April 8, 2026

Humans in the Loop: Executive Summary

How can AI lead to better work? Lessons from experiments at leading companies.

For three years, a group of researchers at MIT has been studying how companies have deployed generative AI, and how work is changing as a result. Drawing on interviews and workshops with more than fifty companies, they found that companies across various industries – healthcare, insurance, finance, manufacturing, and retail – all seemed to point generative AI applications at three common problems.

They tried to use AI to speed up annoying bottlenecks that prevented workers from focusing on the tasks that they valued most in their jobs. They used AI to synthesize what multiple domain experts might say about a topic so one individual could take on a project that might have previously required a diverse team. And they sought for AI to help novice workers climb the learning curve in a new domain, gaining capabilities quickly that might have otherwise taken years to acquire.

Early evidence from employers’ experiments trying to solve these problems with AI suggests six lessons for how to capture the benefits of these technologies for productivity and knowledge creation without reducing the quality of work or the level of skill among workers who come to rely on AI.
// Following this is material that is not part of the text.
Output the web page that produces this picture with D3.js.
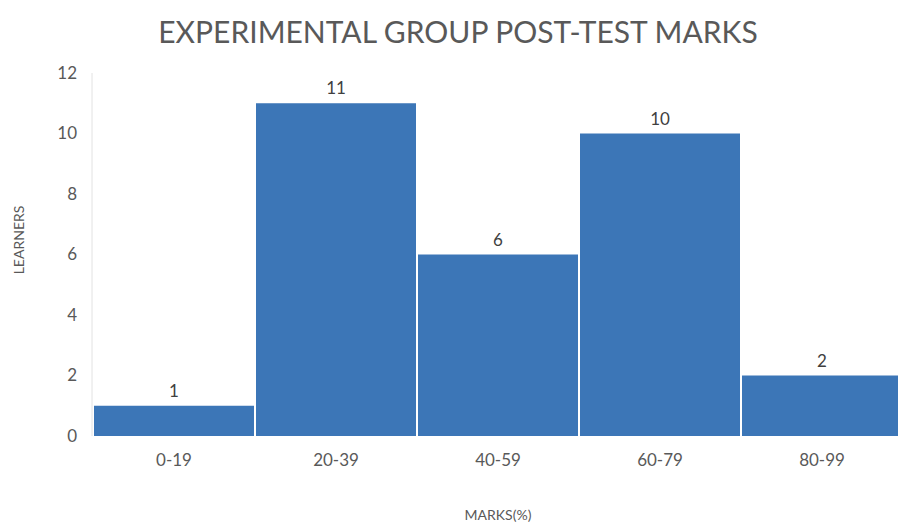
<!DOCTYPE html>
<html>
<head>
<meta charset="utf-8">
<script src="https://cdn.jsdelivr.net/npm/d3@7"></script>
<style>
  body { margin: 0; background: #fff; }
  svg { display: block; }
</style>
</head>
<body>
<div id="chart"></div>
<script>
// chart data
var ranges = ["0-19", "20-39", "40-59", "60-79", "80-99"];
var learners = [1, 11, 6, 10, 2];
var yTicks = [0, 2, 4, 6, 8, 10, 12];

var svgWidth = 898;
var svgHeight = 526;

var margin = { top: 73, bottom: 90, left: 93, right: -5 };
var width = svgWidth - margin.left - margin.right;
var height = svgHeight - margin.top - margin.bottom;

var svg = d3.select("#chart")
    .append("svg")
    .attr("width", svgWidth)
    .attr("height", svgHeight);

var chartGroup = svg.append("g")
    .attr("transform", `translate(${margin.left}, ${margin.top})`);

var font = "Lato, 'Open Sans', sans-serif";
var grey = "#595959";

// scales
var xScale = d3.scaleBand()
    .domain(ranges)
    .range([0, width])
    .padding(0);

var yScale = d3.scaleLinear()
    .domain([0, 12])
    .range([height, 0]);

// left axis line
chartGroup.append("line")
    .attr("x1", -1).attr("x2", -1)
    .attr("y1", 0).attr("y2", height)
    .attr("stroke", "#e2e2e2")
    .attr("stroke-width", 1);

// y tick labels
var yAxis = d3.axisLeft(yScale).tickValues(yTicks).tickSize(0).tickPadding(16);
var yG = chartGroup.append("g").call(yAxis);
yG.select(".domain").remove();
yG.selectAll("text")
    .attr("font-family", font)
    .attr("font-size", "17px")
    .attr("fill", grey);

// x tick labels
var xAxis = d3.axisBottom(xScale).tickSize(0).tickPadding(18);
var xG = chartGroup.append("g")
    .attr("transform", `translate(0, ${height})`)
    .call(xAxis);
xG.select(".domain").remove();
xG.selectAll("text")
    .attr("font-family", font)
    .attr("font-size", "17px")
    .attr("fill", grey);

// bars
chartGroup.selectAll("rect.bar")
    .data(learners)
    .enter()
    .append("rect")
    .attr("class", "bar")
    .attr("x", (d, i) => xScale(ranges[i]) + 1)
    .attr("width", xScale.bandwidth() - 2)
    .attr("y", d => yScale(d))
    .attr("height", d => height - yScale(d))
    .attr("fill", "#3c76b7");

// value labels
chartGroup.selectAll("text.val")
    .data(learners)
    .enter()
    .append("text")
    .attr("class", "val")
    .attr("x", (d, i) => xScale(ranges[i]) + xScale.bandwidth() / 2)
    .attr("y", d => yScale(d) - 9)
    .attr("text-anchor", "middle")
    .attr("font-family", font)
    .attr("font-size", "17px")
    .attr("fill", "#404040")
    .text(d => d);

// title
svg.append("text")
    .attr("x", 458)
    .attr("y", 43)
    .attr("text-anchor", "middle")
    .attr("font-family", font)
    .attr("font-size", "30px")
    .attr("fill", grey)
    .text("EXPERIMENTAL GROUP POST-TEST MARKS");

// axis titles
svg.append("text")
    .attr("x", 498)
    .attr("y", 520)
    .attr("text-anchor", "middle")
    .attr("font-family", font)
    .attr("font-size", "14px")
    .attr("fill", grey)
    .text("MARKS(%)");

svg.append("text")
    .attr("transform", "translate(24, 240) rotate(-90)")
    .attr("text-anchor", "middle")
    .attr("font-family", font)
    .attr("font-size", "14px")
    .attr("fill", grey)
    .text("LEARNERS");
</script>
</body>
</html>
Minimize drudgery. Although some workers in surveys report enjoying their routine tasks, there are many workers who would prefer problem solving and creative tasks to the mundane and routine. Some organizations have ventured into applications of generative AI that aim to augment tasks that workers enjoy – and from which they derive value – setting up resistance from the workers affected. The more straightforward applications of generative AI can focus on the bottlenecks that both workers and employers can agree would be better if they were gone.

Promote learning. There is early evidence that using generative AI can lead to forms of mental offloading, where a worker performs a task using generative AI, but does not retain the knowledge of the task that they performed. Learning at work can unlock better career opportunities for employees, and deliver higher productivity for employers. There is evidence that generative AI technologies can help employees learn by pinpointing where there are gaps in their knowledge and providing relevant information. However, ensuring that generative AI tools are used for learning and not for offloading will require guardrails that steer workers in the former direction.

Preserve teamwork. Generative AI applications can decrease individuals’ reliance on others for expert advice. Even in the cases where generative AI tools can enable an individual to do the work of a team, it may be important to preserve teamwork for other reasons, including mentorship, collective learning, and trust building among people who might rely on one another for other tasks.

Interface design: As employers have grown to understand the capabilities of generative AI tools, they have tended to buy tools from vendors rather than build their own custom applications. Even when organizations use tools built for their industry, they have a choice in how their workers engage with generative AI: they can customize the interfaces that their workers use. Good interface design can ensure that generative AI promotes learning and attention rather than skill atrophy. The principles for good interface design have sought to maximize a user’s situational awareness – their ability to understand what is happening and why – as well as to manage their mental workload.

Domain expertise: There is some indication that generative AI tools can help users extend their capabilities. However, this should not be mistaken as a replacement for domain expertise. The users of AI tools must still be able to provide the underlying context, interpret their results, and improve them as they improve their understanding of the background domain. In short, domain expertise can still complement generative AI technologies, but the expertise itself must be sufficient to validate and scrutinize what generative AI tools provide.

Accountability: Generative AI tools can create a moral hazard for workers using them. A worker may have an incentive to use generative AI tools as a shortcut to produce information and perform work that appears valid and impressive, even if that work contains errors or masks a lack of underlying understanding or capability. One way for organizations to address the moral hazard challenge is to establish accountability for workers using AI tools to increase their incentives for learning and raise their costs of making an error. Employers can introduce random errors or tests of their employees to audit performance and reward workers for their vigilance.